-- begin --

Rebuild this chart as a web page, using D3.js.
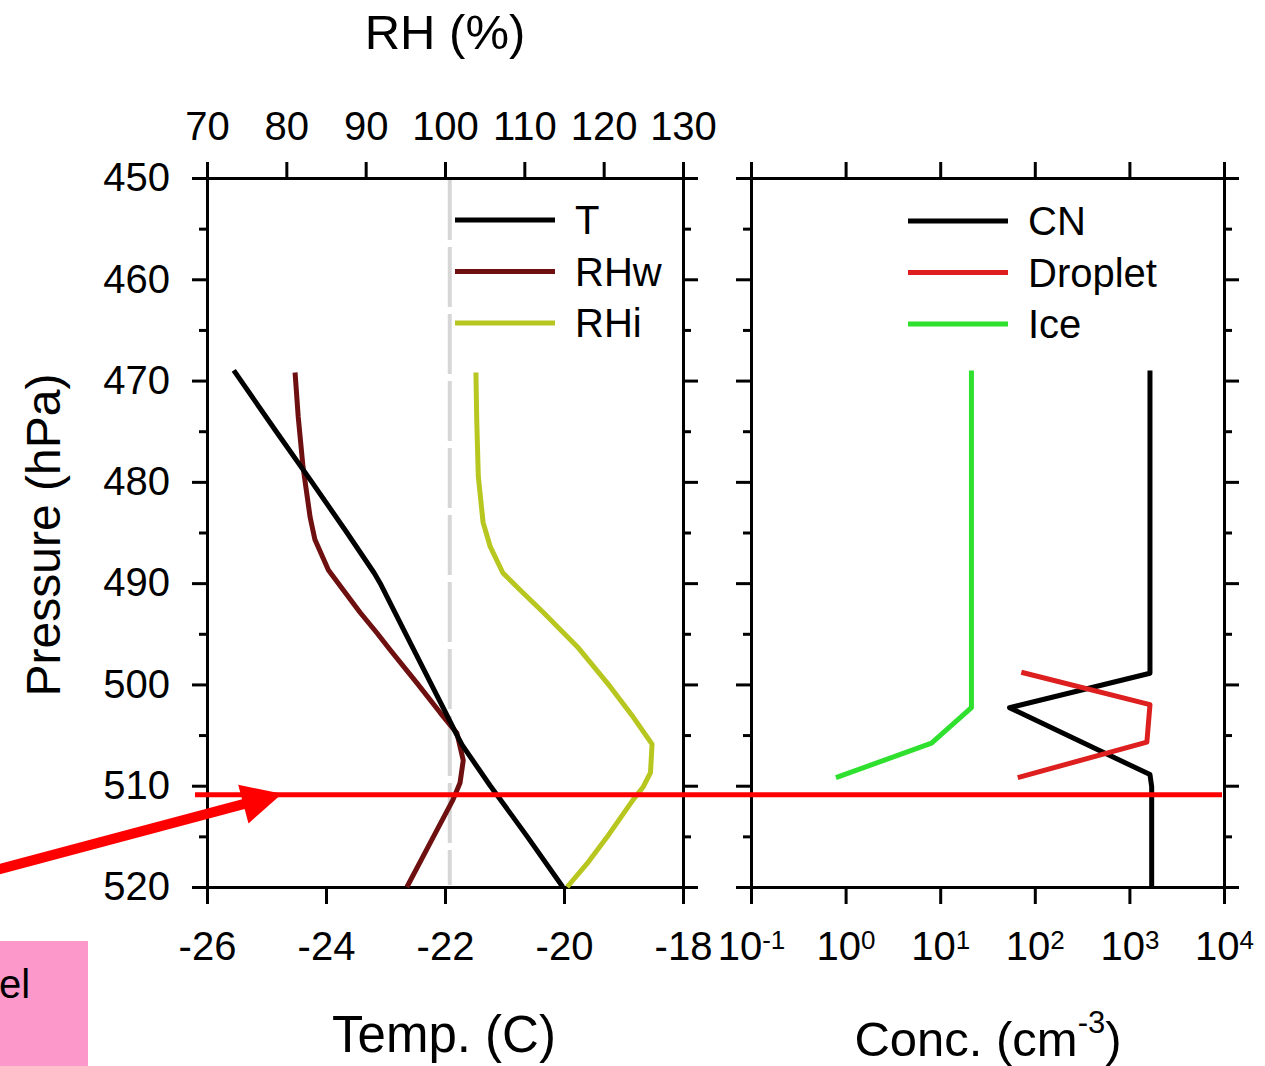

-- end --
-- begin --

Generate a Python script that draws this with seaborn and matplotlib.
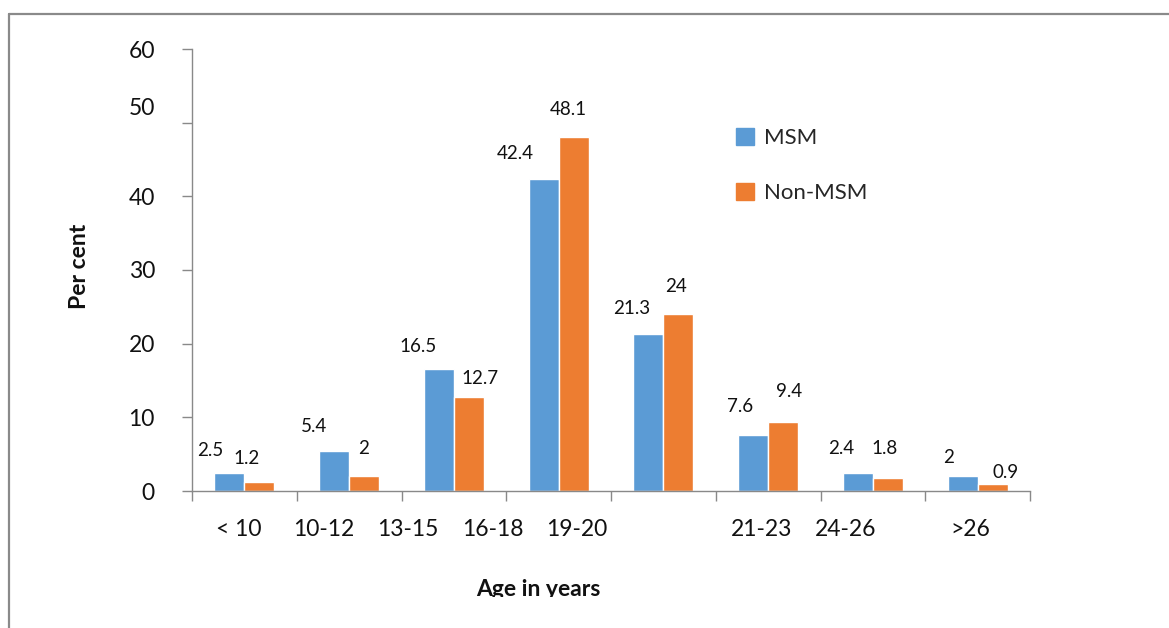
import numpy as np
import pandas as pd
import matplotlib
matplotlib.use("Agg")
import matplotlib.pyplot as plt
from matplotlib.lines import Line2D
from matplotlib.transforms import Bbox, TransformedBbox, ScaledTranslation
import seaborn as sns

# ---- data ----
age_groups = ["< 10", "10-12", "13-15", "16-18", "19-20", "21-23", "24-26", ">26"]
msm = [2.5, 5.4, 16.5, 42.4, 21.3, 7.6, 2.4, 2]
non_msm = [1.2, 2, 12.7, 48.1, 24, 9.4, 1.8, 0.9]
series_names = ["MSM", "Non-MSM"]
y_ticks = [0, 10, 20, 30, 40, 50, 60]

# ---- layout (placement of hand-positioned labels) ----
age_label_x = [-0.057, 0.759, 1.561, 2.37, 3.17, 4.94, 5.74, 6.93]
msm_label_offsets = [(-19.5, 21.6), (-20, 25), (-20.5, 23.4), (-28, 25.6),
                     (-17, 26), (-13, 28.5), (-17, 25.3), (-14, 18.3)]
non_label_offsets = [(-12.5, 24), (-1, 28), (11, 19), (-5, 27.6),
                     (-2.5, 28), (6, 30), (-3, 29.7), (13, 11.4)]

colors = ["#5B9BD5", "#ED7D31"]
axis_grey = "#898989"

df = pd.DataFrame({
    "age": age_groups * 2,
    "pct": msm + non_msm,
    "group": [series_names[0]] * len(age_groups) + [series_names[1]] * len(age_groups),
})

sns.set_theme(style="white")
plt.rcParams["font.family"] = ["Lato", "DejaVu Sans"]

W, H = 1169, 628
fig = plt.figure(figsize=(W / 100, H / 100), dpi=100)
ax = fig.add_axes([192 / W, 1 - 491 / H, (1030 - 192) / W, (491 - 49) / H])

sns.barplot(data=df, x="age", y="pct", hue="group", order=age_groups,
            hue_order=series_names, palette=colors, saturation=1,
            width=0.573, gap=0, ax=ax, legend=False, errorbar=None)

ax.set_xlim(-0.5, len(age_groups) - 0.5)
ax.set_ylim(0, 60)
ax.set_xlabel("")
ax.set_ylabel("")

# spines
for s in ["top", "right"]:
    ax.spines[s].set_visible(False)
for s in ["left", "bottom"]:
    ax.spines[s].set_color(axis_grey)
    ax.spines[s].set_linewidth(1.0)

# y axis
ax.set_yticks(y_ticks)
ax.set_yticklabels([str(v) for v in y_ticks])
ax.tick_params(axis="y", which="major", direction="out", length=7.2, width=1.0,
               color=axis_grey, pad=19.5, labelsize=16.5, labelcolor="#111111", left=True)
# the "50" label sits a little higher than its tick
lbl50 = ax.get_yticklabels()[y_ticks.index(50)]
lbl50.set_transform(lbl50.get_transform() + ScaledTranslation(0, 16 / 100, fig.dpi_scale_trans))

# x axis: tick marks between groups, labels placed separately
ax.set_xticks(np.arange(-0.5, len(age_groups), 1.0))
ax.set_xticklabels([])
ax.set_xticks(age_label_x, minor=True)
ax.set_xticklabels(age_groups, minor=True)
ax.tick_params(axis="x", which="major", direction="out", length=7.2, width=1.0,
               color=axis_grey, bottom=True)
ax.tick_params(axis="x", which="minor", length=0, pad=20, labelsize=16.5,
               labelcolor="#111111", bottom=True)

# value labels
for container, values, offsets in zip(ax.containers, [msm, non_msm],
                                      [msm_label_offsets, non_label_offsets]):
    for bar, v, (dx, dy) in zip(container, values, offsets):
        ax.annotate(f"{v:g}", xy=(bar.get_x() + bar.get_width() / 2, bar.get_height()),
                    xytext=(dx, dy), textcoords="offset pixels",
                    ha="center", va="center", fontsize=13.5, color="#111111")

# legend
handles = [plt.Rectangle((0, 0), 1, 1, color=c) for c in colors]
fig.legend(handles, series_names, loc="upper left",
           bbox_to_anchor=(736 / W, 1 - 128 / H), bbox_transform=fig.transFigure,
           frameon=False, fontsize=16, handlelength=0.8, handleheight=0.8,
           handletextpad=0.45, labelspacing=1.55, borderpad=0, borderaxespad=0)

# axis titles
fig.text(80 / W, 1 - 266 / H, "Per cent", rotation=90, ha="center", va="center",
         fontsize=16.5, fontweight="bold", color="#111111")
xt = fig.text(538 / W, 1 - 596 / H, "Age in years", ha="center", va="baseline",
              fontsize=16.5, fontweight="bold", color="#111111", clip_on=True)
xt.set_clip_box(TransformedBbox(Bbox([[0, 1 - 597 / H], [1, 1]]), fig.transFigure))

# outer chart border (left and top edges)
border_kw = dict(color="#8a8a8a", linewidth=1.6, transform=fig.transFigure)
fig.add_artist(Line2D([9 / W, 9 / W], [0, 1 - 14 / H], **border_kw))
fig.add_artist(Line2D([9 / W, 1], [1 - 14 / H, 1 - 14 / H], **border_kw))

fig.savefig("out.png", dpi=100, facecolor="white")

-- end --

Both the line with "Generate a Python" and the line with "import seaborn as sns" belong in the copy, along with every line between them; set them down exactly and skip the pictures.

Right answer:
Generate a Python script that draws this with seaborn and matplotlib.
import numpy as np
import pandas as pd
import matplotlib
matplotlib.use("Agg")
import matplotlib.pyplot as plt
from matplotlib.lines import Line2D
from matplotlib.transforms import Bbox, TransformedBbox, ScaledTranslation
import seaborn as sns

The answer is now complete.